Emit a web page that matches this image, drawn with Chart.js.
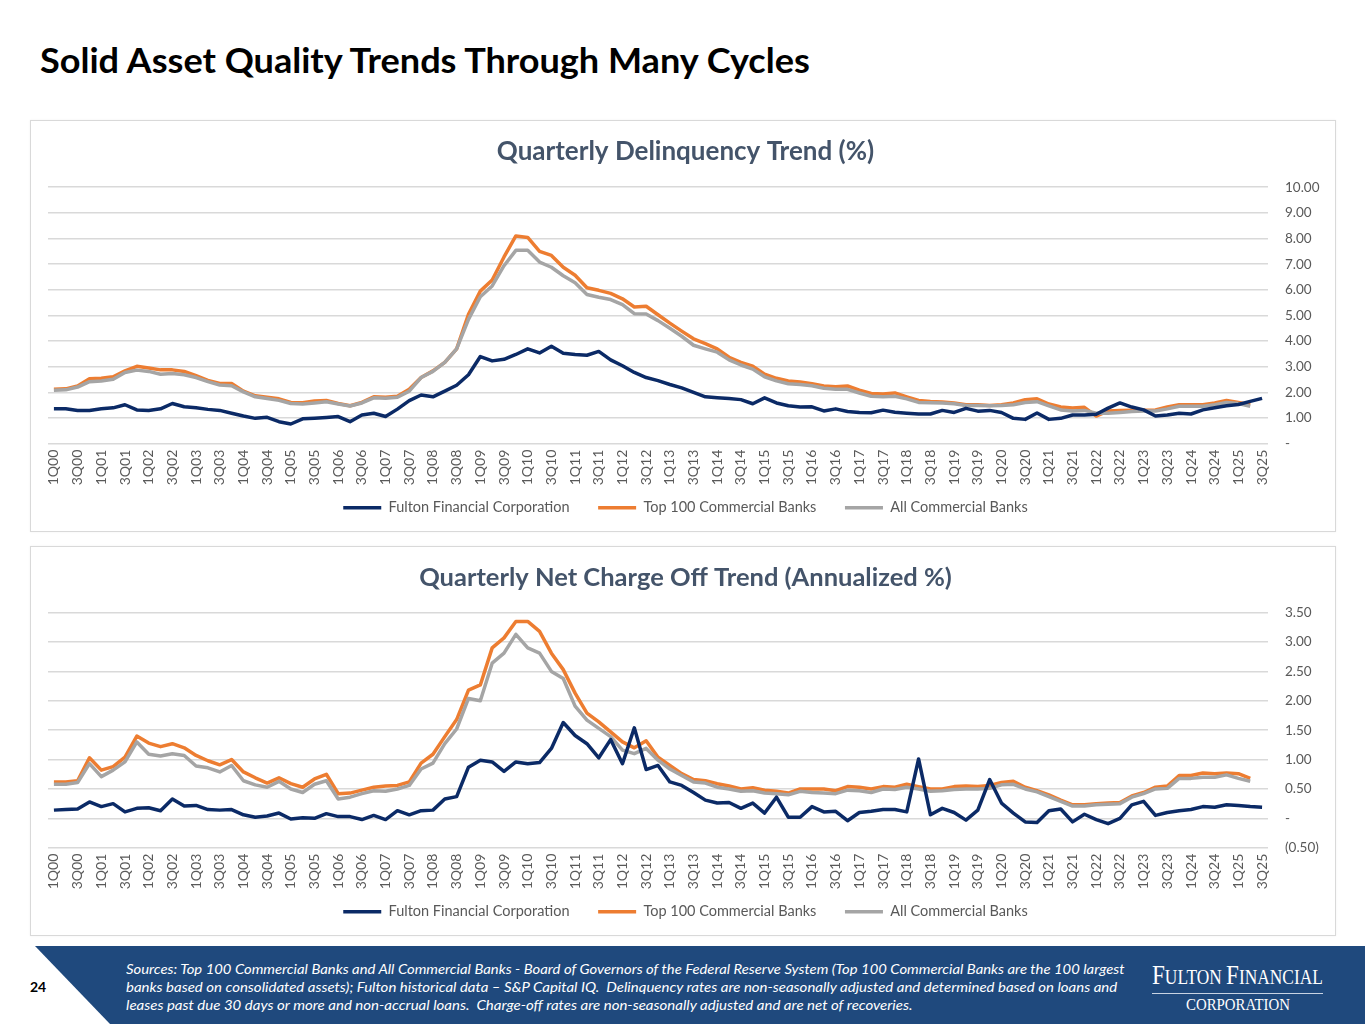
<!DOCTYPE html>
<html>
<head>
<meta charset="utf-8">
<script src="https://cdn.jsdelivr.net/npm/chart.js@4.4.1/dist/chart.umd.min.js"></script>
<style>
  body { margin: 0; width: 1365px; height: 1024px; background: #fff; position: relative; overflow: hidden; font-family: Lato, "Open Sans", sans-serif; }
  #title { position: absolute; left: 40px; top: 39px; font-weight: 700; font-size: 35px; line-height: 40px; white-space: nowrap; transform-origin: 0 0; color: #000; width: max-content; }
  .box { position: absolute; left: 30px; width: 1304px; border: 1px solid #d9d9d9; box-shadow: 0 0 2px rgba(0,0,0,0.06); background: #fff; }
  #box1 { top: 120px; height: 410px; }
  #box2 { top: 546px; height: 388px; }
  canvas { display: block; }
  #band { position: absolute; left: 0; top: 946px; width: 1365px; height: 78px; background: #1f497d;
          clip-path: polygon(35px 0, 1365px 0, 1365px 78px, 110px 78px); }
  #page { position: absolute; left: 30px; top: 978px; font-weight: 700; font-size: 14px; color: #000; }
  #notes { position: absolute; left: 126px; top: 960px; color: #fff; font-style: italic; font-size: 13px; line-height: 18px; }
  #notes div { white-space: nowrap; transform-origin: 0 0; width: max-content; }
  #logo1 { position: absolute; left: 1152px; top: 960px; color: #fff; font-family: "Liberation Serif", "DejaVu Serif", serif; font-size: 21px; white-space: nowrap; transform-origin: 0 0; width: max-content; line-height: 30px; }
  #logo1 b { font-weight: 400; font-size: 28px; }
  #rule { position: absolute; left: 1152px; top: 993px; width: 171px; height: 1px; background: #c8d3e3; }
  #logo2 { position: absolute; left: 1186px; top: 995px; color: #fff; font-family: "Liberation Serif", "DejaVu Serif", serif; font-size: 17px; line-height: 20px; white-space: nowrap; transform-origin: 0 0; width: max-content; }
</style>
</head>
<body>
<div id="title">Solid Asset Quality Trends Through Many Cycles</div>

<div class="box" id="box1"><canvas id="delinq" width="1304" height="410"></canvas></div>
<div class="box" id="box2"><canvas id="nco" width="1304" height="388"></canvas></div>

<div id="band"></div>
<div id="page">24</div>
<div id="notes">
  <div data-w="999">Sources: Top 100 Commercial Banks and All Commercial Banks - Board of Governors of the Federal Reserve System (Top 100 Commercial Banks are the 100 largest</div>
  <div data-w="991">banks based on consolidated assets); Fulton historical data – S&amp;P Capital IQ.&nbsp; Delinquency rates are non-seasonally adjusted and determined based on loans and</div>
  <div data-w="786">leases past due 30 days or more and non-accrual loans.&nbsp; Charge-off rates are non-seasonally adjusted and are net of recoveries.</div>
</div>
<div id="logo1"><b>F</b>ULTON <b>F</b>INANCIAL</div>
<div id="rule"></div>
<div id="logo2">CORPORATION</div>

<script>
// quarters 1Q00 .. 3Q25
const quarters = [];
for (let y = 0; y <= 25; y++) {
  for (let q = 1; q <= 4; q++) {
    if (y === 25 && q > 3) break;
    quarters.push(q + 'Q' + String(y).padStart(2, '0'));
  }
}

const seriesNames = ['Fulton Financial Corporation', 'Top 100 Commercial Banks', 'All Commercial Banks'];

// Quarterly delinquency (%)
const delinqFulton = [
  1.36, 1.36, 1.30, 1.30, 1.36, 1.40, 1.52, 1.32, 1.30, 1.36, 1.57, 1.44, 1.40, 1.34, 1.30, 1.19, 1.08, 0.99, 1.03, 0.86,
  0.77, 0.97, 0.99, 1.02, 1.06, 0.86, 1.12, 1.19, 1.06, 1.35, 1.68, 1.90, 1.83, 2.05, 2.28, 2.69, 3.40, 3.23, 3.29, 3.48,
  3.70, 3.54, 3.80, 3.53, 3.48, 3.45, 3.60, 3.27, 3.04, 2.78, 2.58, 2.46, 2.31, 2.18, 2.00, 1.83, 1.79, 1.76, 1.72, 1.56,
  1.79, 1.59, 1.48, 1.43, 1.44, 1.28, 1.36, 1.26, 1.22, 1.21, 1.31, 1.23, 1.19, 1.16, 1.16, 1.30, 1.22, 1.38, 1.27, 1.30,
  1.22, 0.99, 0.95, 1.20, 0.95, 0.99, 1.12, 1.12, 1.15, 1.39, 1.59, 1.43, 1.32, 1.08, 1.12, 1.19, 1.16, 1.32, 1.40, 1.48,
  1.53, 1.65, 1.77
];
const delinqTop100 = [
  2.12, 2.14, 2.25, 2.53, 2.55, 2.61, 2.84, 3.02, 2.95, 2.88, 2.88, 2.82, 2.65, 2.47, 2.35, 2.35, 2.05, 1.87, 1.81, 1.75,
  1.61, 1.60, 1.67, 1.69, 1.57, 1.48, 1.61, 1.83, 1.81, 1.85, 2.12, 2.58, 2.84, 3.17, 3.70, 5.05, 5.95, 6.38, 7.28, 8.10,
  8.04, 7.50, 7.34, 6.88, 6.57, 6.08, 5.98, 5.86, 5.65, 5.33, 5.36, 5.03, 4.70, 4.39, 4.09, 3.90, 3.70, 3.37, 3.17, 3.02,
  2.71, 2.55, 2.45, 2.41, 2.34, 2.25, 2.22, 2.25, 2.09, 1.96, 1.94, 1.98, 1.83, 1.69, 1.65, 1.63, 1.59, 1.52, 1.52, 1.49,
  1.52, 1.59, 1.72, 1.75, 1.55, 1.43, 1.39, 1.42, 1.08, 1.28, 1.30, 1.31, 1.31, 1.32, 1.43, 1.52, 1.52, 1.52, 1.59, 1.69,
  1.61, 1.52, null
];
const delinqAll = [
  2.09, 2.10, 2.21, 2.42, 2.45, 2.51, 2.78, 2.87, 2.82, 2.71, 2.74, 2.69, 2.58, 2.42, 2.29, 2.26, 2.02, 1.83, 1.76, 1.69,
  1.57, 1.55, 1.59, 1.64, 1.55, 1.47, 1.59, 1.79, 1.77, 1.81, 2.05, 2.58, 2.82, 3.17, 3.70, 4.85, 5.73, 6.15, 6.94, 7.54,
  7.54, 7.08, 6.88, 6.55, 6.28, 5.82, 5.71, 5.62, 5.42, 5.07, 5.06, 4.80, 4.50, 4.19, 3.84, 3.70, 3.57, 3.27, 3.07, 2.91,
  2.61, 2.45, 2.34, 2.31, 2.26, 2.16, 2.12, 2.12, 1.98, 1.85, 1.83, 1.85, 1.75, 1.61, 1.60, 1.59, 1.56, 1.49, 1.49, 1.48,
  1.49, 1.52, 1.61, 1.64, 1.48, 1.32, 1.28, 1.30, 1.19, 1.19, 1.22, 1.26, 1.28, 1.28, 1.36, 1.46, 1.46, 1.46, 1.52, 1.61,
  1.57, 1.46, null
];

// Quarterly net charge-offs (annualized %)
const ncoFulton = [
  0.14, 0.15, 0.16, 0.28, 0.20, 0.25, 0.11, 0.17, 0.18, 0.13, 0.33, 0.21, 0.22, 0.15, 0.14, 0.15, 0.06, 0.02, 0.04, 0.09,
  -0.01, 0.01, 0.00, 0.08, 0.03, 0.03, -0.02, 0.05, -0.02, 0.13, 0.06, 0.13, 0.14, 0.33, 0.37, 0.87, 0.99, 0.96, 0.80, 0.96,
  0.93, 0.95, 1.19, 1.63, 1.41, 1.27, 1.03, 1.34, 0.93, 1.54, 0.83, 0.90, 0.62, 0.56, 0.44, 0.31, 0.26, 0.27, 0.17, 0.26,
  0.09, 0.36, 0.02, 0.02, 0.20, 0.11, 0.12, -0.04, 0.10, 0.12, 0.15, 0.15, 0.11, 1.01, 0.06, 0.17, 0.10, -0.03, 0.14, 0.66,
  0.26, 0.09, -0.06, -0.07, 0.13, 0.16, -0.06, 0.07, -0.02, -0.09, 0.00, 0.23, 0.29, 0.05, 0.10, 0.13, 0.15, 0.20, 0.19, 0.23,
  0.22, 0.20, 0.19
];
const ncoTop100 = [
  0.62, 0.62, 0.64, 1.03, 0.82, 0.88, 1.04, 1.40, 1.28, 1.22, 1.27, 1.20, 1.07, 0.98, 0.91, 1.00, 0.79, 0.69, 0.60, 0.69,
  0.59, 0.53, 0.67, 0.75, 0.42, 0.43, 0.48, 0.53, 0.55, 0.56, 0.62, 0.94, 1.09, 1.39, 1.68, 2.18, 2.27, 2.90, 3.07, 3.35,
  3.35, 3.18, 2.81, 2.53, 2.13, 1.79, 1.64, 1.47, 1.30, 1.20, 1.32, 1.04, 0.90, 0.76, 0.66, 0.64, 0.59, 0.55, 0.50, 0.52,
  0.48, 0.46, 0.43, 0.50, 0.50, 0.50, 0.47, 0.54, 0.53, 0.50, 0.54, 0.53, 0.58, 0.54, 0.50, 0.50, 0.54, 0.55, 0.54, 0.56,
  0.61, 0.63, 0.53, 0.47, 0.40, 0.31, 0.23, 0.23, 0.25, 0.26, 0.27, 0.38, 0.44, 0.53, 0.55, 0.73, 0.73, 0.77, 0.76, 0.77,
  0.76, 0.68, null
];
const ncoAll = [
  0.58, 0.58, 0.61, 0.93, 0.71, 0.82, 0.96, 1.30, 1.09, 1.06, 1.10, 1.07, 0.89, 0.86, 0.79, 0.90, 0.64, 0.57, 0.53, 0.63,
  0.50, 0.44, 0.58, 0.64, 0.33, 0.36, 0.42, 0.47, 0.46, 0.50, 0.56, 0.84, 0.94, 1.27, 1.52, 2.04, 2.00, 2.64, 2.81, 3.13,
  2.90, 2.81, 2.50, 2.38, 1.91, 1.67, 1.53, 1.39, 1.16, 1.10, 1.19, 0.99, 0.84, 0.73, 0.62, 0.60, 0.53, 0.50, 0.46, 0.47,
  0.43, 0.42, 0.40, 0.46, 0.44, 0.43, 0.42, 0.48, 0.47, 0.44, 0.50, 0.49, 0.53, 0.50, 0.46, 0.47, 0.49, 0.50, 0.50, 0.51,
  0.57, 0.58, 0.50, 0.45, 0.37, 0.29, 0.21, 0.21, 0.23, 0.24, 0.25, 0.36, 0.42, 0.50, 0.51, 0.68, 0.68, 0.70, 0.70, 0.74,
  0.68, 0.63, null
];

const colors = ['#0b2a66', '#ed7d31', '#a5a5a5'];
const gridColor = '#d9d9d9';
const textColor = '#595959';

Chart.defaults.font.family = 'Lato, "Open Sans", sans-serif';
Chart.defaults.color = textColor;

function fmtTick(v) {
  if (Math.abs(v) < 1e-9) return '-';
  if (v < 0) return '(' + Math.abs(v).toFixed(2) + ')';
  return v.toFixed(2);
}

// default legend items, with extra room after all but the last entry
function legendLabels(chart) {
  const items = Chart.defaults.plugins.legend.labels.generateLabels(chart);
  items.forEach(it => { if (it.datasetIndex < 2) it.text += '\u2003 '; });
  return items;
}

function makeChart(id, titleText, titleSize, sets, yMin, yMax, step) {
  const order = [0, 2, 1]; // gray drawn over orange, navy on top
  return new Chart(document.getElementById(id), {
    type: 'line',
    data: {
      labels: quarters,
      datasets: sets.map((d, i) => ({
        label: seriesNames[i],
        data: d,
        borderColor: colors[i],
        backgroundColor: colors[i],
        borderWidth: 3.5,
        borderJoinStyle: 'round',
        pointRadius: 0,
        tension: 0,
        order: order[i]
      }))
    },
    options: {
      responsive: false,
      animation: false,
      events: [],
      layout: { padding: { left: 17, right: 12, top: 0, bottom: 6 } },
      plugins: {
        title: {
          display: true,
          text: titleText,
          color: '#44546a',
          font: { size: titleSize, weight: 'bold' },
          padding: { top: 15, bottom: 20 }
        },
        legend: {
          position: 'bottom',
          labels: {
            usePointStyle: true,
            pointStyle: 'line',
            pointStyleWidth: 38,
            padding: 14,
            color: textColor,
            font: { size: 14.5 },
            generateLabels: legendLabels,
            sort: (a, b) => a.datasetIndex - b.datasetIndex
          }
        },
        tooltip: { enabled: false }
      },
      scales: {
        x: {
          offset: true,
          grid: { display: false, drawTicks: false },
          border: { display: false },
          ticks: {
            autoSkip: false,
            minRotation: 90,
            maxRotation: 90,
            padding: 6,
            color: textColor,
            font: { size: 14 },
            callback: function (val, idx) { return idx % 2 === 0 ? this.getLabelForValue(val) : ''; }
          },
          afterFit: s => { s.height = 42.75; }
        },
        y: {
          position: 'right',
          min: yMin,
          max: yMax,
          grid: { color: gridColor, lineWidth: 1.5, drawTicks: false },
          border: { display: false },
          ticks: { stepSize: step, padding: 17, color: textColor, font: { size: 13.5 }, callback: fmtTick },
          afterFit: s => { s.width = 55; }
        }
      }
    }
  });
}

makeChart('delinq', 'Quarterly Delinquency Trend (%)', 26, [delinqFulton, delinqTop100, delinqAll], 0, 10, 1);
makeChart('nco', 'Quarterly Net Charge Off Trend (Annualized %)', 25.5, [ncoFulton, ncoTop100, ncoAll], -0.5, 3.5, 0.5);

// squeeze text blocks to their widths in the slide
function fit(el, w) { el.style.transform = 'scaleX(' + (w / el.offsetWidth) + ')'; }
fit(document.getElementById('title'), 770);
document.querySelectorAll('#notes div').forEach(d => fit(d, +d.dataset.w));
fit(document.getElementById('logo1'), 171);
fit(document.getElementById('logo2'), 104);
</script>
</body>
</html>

## [TASK INSTRUCTIONS]
Look back over the material above and state how many lines hold the word "drawn". Write the number and nothing else.

## [TASK ANSWER]
2